With the pictures left out, copy the listing below exactly.

** Start **

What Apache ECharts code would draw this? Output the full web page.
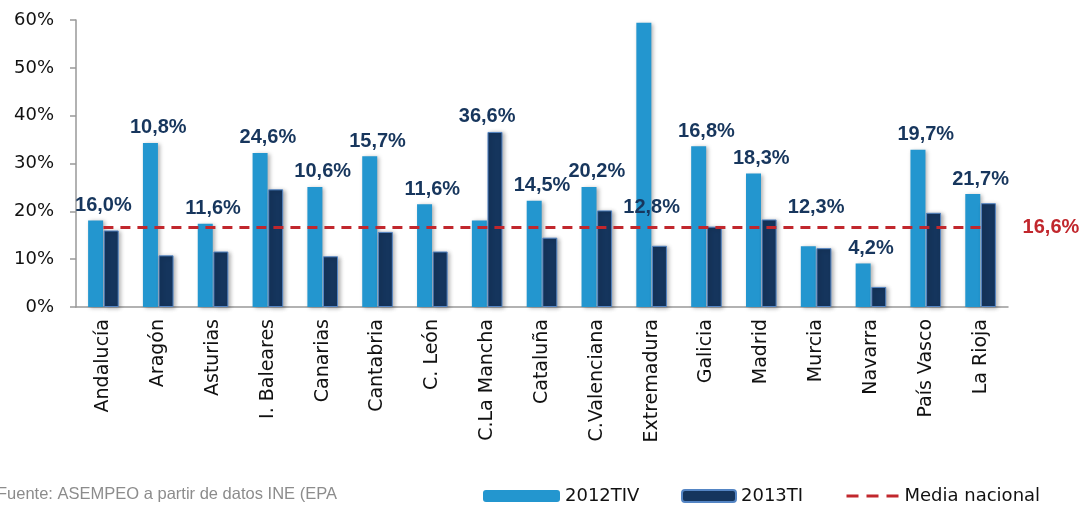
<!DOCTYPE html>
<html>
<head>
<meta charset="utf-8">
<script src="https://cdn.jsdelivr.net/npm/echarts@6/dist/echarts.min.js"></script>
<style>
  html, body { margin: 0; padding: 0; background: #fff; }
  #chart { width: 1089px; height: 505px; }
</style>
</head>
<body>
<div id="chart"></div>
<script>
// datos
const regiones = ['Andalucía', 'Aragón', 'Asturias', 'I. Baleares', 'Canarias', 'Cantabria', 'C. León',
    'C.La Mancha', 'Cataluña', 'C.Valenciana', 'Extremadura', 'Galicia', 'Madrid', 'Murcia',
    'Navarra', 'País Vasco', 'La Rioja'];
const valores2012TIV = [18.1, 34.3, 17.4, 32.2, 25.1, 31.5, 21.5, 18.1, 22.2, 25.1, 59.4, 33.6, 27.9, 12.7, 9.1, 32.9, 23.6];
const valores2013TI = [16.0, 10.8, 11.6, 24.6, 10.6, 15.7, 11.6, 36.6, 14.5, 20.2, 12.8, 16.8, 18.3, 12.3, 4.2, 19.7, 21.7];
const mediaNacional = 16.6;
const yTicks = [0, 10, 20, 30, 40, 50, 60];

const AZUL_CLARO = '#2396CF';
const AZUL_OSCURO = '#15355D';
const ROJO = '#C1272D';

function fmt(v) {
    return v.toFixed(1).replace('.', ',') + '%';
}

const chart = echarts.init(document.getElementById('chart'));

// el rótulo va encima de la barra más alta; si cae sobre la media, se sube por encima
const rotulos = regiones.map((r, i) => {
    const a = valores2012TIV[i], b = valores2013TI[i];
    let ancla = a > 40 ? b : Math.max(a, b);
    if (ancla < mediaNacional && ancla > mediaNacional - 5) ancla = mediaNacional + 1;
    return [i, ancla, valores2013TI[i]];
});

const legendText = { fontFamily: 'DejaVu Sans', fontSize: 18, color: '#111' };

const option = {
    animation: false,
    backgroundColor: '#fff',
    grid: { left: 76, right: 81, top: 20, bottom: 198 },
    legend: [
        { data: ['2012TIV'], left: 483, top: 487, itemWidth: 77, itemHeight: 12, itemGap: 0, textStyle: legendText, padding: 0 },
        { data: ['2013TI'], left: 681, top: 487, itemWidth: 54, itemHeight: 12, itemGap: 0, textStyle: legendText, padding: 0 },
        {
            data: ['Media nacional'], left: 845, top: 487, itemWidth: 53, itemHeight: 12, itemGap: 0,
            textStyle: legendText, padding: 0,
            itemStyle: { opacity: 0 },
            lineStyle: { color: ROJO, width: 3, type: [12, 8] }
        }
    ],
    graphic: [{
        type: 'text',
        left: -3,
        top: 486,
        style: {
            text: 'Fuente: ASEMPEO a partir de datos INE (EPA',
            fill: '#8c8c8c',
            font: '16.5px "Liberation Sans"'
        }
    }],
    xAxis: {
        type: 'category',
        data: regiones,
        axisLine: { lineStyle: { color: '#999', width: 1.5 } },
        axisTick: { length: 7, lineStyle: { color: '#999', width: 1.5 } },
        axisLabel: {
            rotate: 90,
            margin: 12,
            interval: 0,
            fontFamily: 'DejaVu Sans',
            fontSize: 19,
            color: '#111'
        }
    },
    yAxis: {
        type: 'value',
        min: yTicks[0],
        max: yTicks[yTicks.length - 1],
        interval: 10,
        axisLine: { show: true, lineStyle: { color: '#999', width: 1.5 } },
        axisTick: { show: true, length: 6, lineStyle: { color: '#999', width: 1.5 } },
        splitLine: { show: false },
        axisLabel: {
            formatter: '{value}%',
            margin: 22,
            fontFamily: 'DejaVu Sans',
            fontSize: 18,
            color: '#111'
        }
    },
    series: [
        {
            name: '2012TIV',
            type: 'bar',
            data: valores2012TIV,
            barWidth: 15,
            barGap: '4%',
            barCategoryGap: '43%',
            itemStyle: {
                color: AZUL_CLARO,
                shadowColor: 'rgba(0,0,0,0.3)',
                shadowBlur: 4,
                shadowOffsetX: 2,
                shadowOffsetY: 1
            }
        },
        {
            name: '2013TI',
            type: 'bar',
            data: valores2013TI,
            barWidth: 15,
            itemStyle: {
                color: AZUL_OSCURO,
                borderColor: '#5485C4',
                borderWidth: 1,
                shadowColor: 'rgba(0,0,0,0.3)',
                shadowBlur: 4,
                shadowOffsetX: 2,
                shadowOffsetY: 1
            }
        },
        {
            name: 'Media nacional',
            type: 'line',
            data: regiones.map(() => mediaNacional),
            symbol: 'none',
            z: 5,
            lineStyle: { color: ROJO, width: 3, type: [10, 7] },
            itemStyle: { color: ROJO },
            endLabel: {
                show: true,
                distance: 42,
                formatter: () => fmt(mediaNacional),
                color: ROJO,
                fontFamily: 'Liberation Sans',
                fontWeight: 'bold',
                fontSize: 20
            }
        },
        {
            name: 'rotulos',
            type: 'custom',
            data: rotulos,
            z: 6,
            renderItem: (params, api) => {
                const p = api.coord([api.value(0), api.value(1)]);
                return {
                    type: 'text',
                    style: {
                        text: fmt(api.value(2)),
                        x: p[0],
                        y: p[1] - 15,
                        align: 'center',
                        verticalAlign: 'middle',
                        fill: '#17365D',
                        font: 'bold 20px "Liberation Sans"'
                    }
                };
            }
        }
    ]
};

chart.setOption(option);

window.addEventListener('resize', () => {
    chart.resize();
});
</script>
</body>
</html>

** End **

In response
What Apache ECharts code would draw this? Output the full web page.
<!DOCTYPE html>
<html>
<head>
<meta charset="utf-8">
<script src="https://cdn.jsdelivr.net/npm/echarts@6/dist/echarts.min.js"></script>
<style>
  html, body { margin: 0; padding: 0; background: #fff; }
  #chart { width: 1089px; height: 505px; }
</style>
</head>
<body>
<div id="chart"></div>
<script>
// datos
const regiones = ['Andalucía', 'Aragón', 'Asturias', 'I. Baleares', 'Canarias', 'Cantabria', 'C. León',
    'C.La Mancha', 'Cataluña', 'C.Valenciana', 'Extremadura', 'Galicia', 'Madrid', 'Murcia',
    'Navarra', 'País Vasco', 'La Rioja'];
const valores2012TIV = [18.1, 34.3, 17.4, 32.2, 25.1, 31.5, 21.5, 18.1, 22.2, 25.1, 59.4, 33.6, 27.9, 12.7, 9.1, 32.9, 23.6];
const valores2013TI = [16.0, 10.8, 11.6, 24.6, 10.6, 15.7, 11.6, 36.6, 14.5, 20.2, 12.8, 16.8, 18.3, 12.3, 4.2, 19.7, 21.7];
const mediaNacional = 16.6;
const yTicks = [0, 10, 20, 30, 40, 50, 60];

const AZUL_CLARO = '#2396CF';
const AZUL_OSCURO = '#15355D';
const ROJO = '#C1272D';

function fmt(v) {
    return v.toFixed(1).replace('.', ',') + '%';
}

const chart = echarts.init(document.getElementById('chart'));

// el rótulo va encima de la barra más alta; si cae sobre la media, se sube por encima
const rotulos = regiones.map((r, i) => {
    const a = valores2012TIV[i], b = valores2013TI[i];
    let ancla = a > 40 ? b : Math.max(a, b);
    if (ancla < mediaNacional && ancla > mediaNacional - 5) ancla = mediaNacional + 1;
    return [i, ancla, valores2013TI[i]];
});

const legendText = { fontFamily: 'DejaVu Sans', fontSize: 18, color: '#111' };

const option = {
    animation: false,
    backgroundColor: '#fff',
    grid: { left: 76, right: 81, top: 20, bottom: 198 },
    legend: [
        { data: ['2012TIV'], left: 483, top: 487, itemWidth: 77, itemHeight: 12, itemGap: 0, textStyle: legendText, padding: 0 },
        { data: ['2013TI'], left: 681, top: 487, itemWidth: 54, itemHeight: 12, itemGap: 0, textStyle: legendText, padding: 0 },
        {
            data: ['Media nacional'], left: 845, top: 487, itemWidth: 53, itemHeight: 12, itemGap: 0,
            textStyle: legendText, padding: 0,
            itemStyle: { opacity: 0 },
            lineStyle: { color: ROJO, width: 3, type: [12, 8] }
        }
    ],
    graphic: [{
        type: 'text',
        left: -3,
        top: 486,
        style: {
            text: 'Fuente: ASEMPEO a partir de datos INE (EPA',
            fill: '#8c8c8c',
            font: '16.5px "Liberation Sans"'
        }
    }],
    xAxis: {
        type: 'category',
        data: regiones,
        axisLine: { lineStyle: { color: '#999', width: 1.5 } },
        axisTick: { length: 7, lineStyle: { color: '#999', width: 1.5 } },
        axisLabel: {
            rotate: 90,
            margin: 12,
            interval: 0,
            fontFamily: 'DejaVu Sans',
            fontSize: 19,
            color: '#111'
        }
    },
    yAxis: {
        type: 'value',
        min: yTicks[0],
        max: yTicks[yTicks.length - 1],
        interval: 10,
        axisLine: { show: true, lineStyle: { color: '#999', width: 1.5 } },
        axisTick: { show: true, length: 6, lineStyle: { color: '#999', width: 1.5 } },
        splitLine: { show: false },
        axisLabel: {
            formatter: '{value}%',
            margin: 22,
            fontFamily: 'DejaVu Sans',
            fontSize: 18,
            color: '#111'
        }
    },
    series: [
        {
            name: '2012TIV',
            type: 'bar',
            data: valores2012TIV,
            barWidth: 15,
            barGap: '4%',
            barCategoryGap: '43%',
            itemStyle: {
                color: AZUL_CLARO,
                shadowColor: 'rgba(0,0,0,0.3)',
                shadowBlur: 4,
                shadowOffsetX: 2,
                shadowOffsetY: 1
            }
        },
        {
            name: '2013TI',
            type: 'bar',
            data: valores2013TI,
            barWidth: 15,
            itemStyle: {
                color: AZUL_OSCURO,
                borderColor: '#5485C4',
                borderWidth: 1,
                shadowColor: 'rgba(0,0,0,0.3)',
                shadowBlur: 4,
                shadowOffsetX: 2,
                shadowOffsetY: 1
            }
        },
        {
            name: 'Media nacional',
            type: 'line',
            data: regiones.map(() => mediaNacional),
            symbol: 'none',
            z: 5,
            lineStyle: { color: ROJO, width: 3, type: [10, 7] },
            itemStyle: { color: ROJO },
            endLabel: {
                show: true,
                distance: 42,
                formatter: () => fmt(mediaNacional),
                color: ROJO,
                fontFamily: 'Liberation Sans',
                fontWeight: 'bold',
                fontSize: 20
            }
        },
        {
            name: 'rotulos',
            type: 'custom',
            data: rotulos,
            z: 6,
            renderItem: (params, api) => {
                const p = api.coord([api.value(0), api.value(1)]);
                return {
                    type: 'text',
                    style: {
                        text: fmt(api.value(2)),
                        x: p[0],
                        y: p[1] - 15,
                        align: 'center',
                        verticalAlign: 'middle',
                        fill: '#17365D',
                        font: 'bold 20px "Liberation Sans"'
                    }
                };
            }
        }
    ]
};

chart.setOption(option);

window.addEventListener('resize', () => {
    chart.resize();
});
</script>
</body>
</html>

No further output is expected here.